Mário Juruna (September 3, 1942 or 1943 – July 18, 2002) was the first national-level federal representative in Brazil that belonged to an indigenous people.

==Biography==
He was born in Namurunjá village, near Barra do Garças, in the state of Mato Grosso, the son of the Xavante cacique (chief) Apoenã. He lived in the jungle, without contact with outside civilization, until the age of 17, when he became cacique.

In the 1970s he became famous for walking the halls of FUNAI, in Brasília to fight for land rights of Indians, while carrying a tape recorder, which he used to record everything that was said to him and to prove that the authorities, in most cases, did not keep their word.

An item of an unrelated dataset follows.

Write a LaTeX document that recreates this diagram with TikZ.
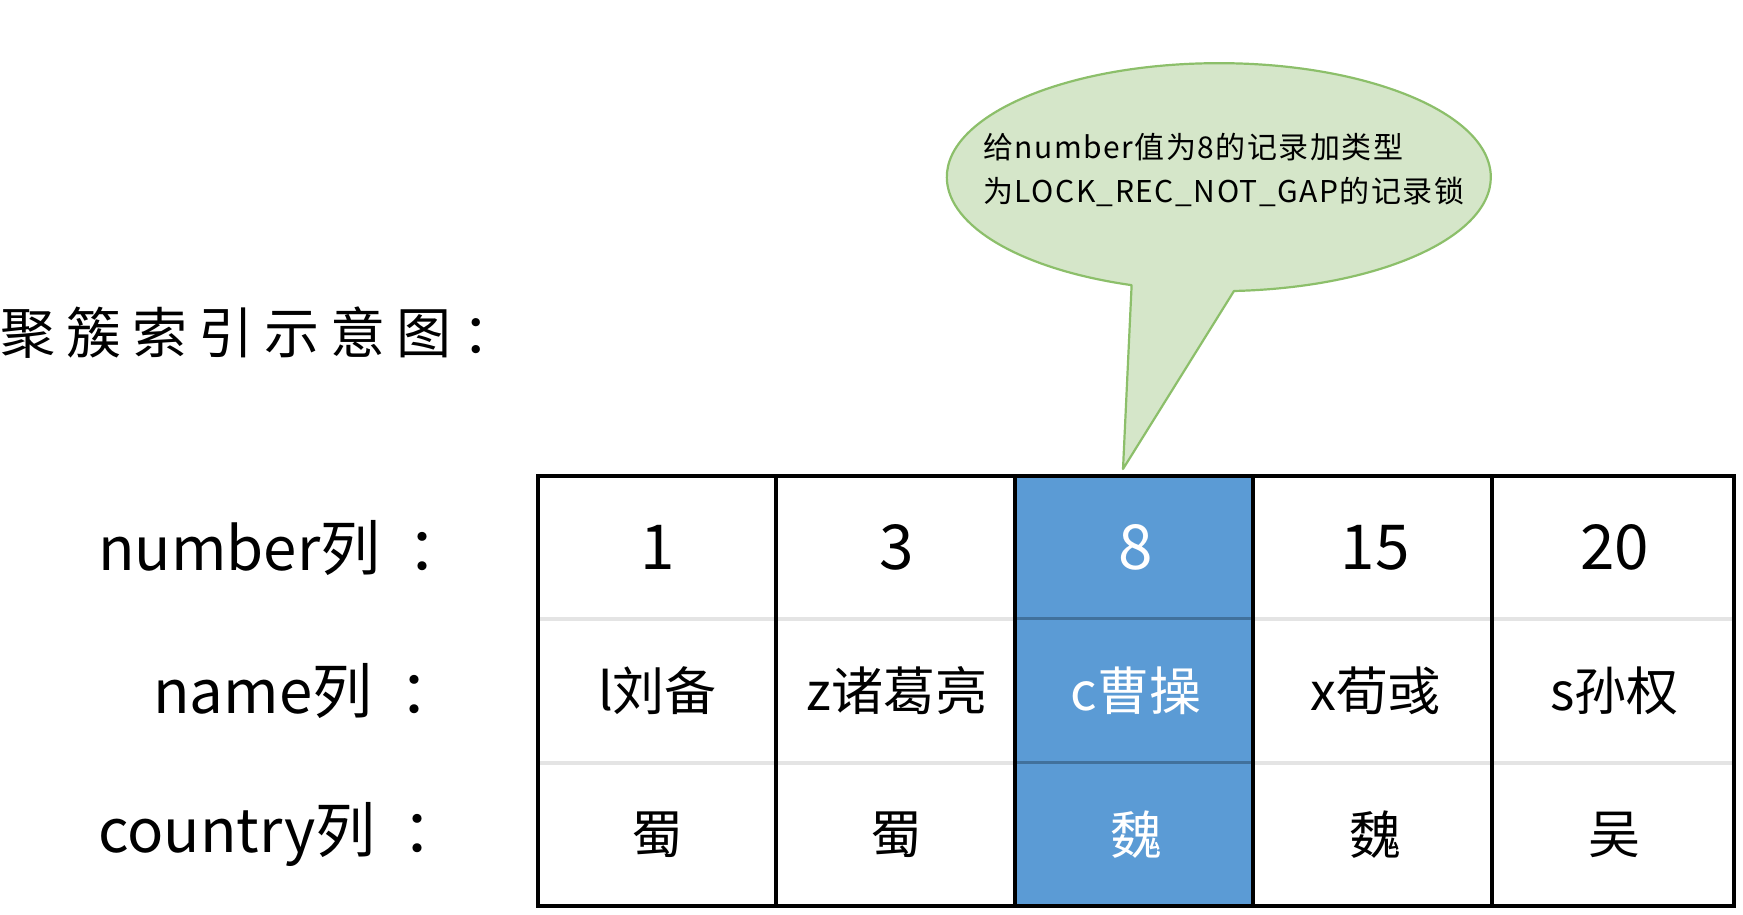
\documentclass[tikz,border=0pt]{standalone}
\usepackage{fontspec}
\setmainfont{Noto Sans CJK SC}
\newfontfamily\titlefont[LetterSpace=20]{Noto Sans CJK SC}
\newfontfamily\notefont[LetterSpace=5]{Noto Sans CJK SC}
\definecolor{cellblue}{HTML}{5B9BD5}
\definecolor{bluesep}{HTML}{41719C}
\definecolor{graysep}{HTML}{E4E4E4}
\definecolor{calloutfill}{HTML}{D5E6C9}
\definecolor{calloutline}{HTML}{8CBF6A}
\begin{document}
\begin{tikzpicture}[x=1pt,y=1pt,
  lbl/.style={inner sep=0, anchor=west, font=\fontsize{60}{64}\selectfont},
  num/.style={inner sep=0, font=\fontsize{62}{66}\selectfont},
  cell/.style={inner sep=0, font=\fontsize{52}{60}\selectfont},
  hl/.style={text=white},
  rowsep/.style={draw=graysep, line width=4pt},
  bluerowsep/.style={draw=bluesep, line width=3pt},
  coldiv/.style={draw=black, line width=3.5pt},
  frame/.style={draw=black, line width=4pt},
  bubble/.style={draw=calloutline, fill=calloutfill, line width=2.2pt, line join=round}]
\useasboundingbox (0,0) rectangle (1743,915);

% title
\node[inner sep=0, anchor=west, font=\titlefont\fontsize{55}{60}\selectfont] (title) at (0,582) {聚簇索引示意图：};

% row labels
\node[lbl] (lnum) at (98,367) {number列\hspace{27pt}：};
\node[lbl] (lname) at (153,224) {name列\hspace{27pt}：};
\node[lbl] (lcountry) at (98,81) {country列\hspace{27pt}：};

% table background
\fill[cellblue] (1015,9) rectangle (1253,439);
\draw[rowsep] (538,296) -- (1015,296) (1253,296) -- (1734,296);
\draw[rowsep] (538,152) -- (1015,152) (1253,152) -- (1734,152);
\draw[bluerowsep] (1015,296) -- (1253,296) (1015,152) -- (1253,152);
\foreach \x in {776,1015,1253,1492} \draw[coldiv] (\x,9) -- (\x,439);
\draw[frame] (538,9) rectangle (1734,439);

% cells
\node[num] (n1) at (657.6,367.5) {1};
\node[num] (n2) at (896.8,367.5) {3};
\node[num,hl] (n3) at (1136,367.5) {8};
\node[num] (n4) at (1375.2,367.5) {15};
\node[num] (n5) at (1614.4,367.5) {20};

\node[cell] (m1) at (657.6,224) {l刘备};
\node[cell] (m2) at (896.8,224) {z诸葛亮};
\node[cell,hl] (m3) at (1136,224) {c曹操};
\node[cell] (m4) at (1375.2,224) {x荀彧};
\node[cell] (m5) at (1614.4,224) {s孙权};

\node[cell] (k1) at (657.6,80.5) {蜀};
\node[cell] (k2) at (896.8,80.5) {蜀};
\node[cell,hl] (k3) at (1136,80.5) {魏};
\node[cell] (k4) at (1375.2,80.5) {魏};
\node[cell] (k5) at (1614.4,80.5) {吴};

% callout
\coordinate (tip) at (1123,446);
\path[bubble] (1234,624) arc[start angle=-86.8, end angle=251.3, x radius=272, y radius=114] -- (tip) -- cycle;
\node[inner sep=0, anchor=west, align=left, font=\notefont\fontsize{30}{44}\selectfont] (note) at (983,745)
  {给number值为8的记录加类型\\为LOCK\_REC\_NOT\_GAP的记录锁};
\end{tikzpicture}
\end{document}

He was elected to the Chamber of Deputies of Brazil by the Democratic Labour Party from 1983–1987, representing Rio de Janeiro. His election had strong repercussions in Brazil and the world. He was responsible for the creation of a permanent commission for Indians, which brought formal recognition to issues related to Indians. In 1984, he denounced the businessman Calim Eid for having attempted to bribe him to vote for Paulo Maluf, the presidential candidate supported by the military regime then in power. He voted for Tancredo Neves, the democratic opposition candidate. He was not reelected in 1986, but he remained active in politics for several years. With his mandate ended, and abandoned by his tribe, he remained in Brasília and died on July 18, 2002, due to complications from diabetes.